Ron Paul vs. Rand Paul: Father, Son at Odds over Iran Deal ahead of 2016
Former presidential candidate and congressman Ron Paul came out in support of the Iran nuclear deal in a weekly column for the Ron Paul Institute for Peace and Prosperity. Contrastingly, in a Facebook post last Tuesday, his son and current presidential candidate, Rand Paul, said he opposed the deal.
Rand Paul stated three objections to the nuclear deal: "1) sanctions relief precedes evidence of compliance, 2) Iran is left with significant nuclear capacity, 3) it lifts the ban on selling advanced weapons to Iran."
"While I continue to believe that negotiations are preferable to war, I would prefer to keep the interim agreement in place instead of accepting a bad deal," he continued.
Conversely, Ron Paul believes that the agreement has "reduced the chance of a US attack on Iran."What is most important, he writes, is that the "elimination of sanctions, which are an act of war, will open up opportunities for trade with Iran." He goes on to say that "overnment-to-government relations are one thing, but real diplomacy is people-to-people: business ventures, tourism, and student exchanges."
Ron Paul continued:
"It is unfortunate that Iran was forced to give up some of its sovereignty to allow restrictions on a nuclear energy program that was never found to be in violation of the Non-Proliferation Treaty." He concludes, "[I]f the net result is the end of sanctions and at least a temporary reprieve from the constant neocon demands for attack, there is much to cheer in the agreement.

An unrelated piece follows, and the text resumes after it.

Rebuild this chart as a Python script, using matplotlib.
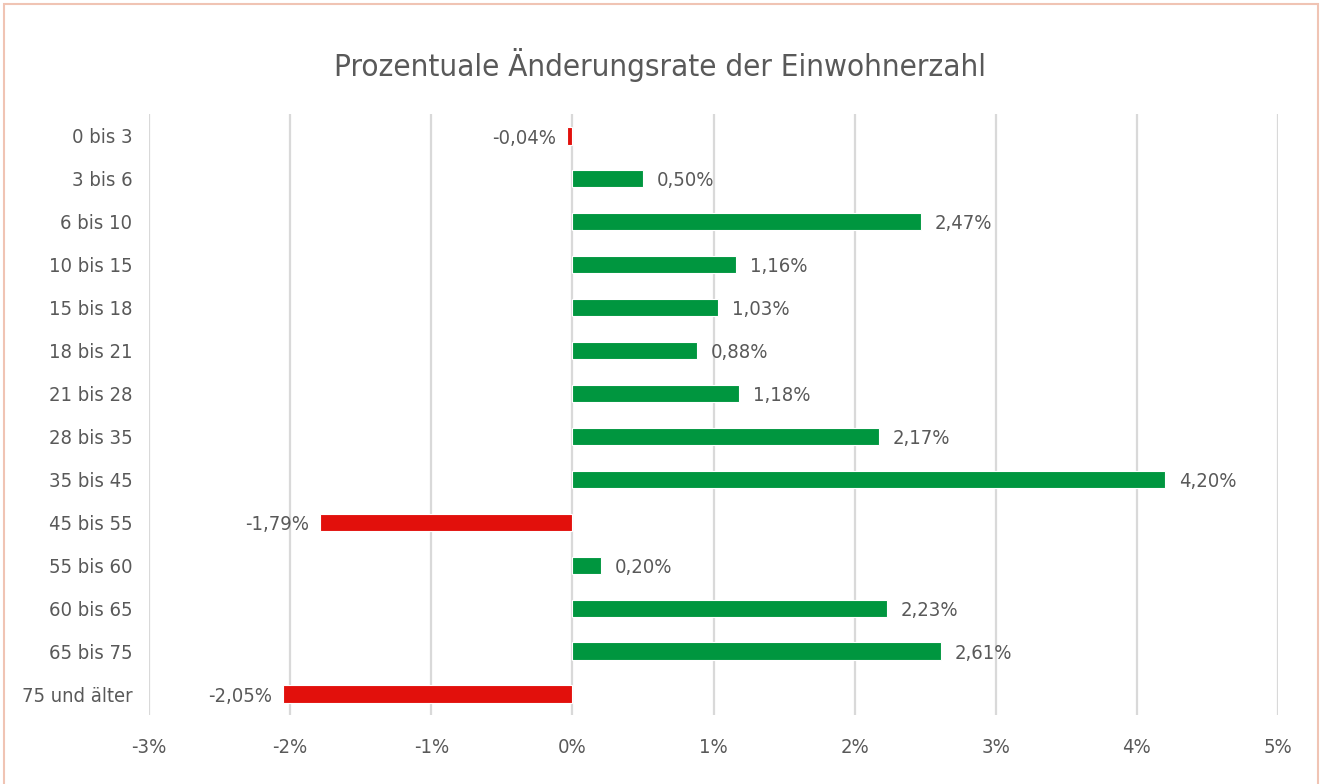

Peace and prosperity arise from friendly relations and trade – and especially when governments get out of the way.
While Ron Paul likely does not have his son in mind as one of the "neocons" who are willing to attack Iran, the deal will likely become a major issue in the 2016 presidential election and the senior Paul's views are not a popular position within the Republican Party.
Rand Paul is currently seeking the Republican nomination, and only time will tell whether or not the conflicting positions between father and son will come into play, either during a debate or by Paul's primary opponents.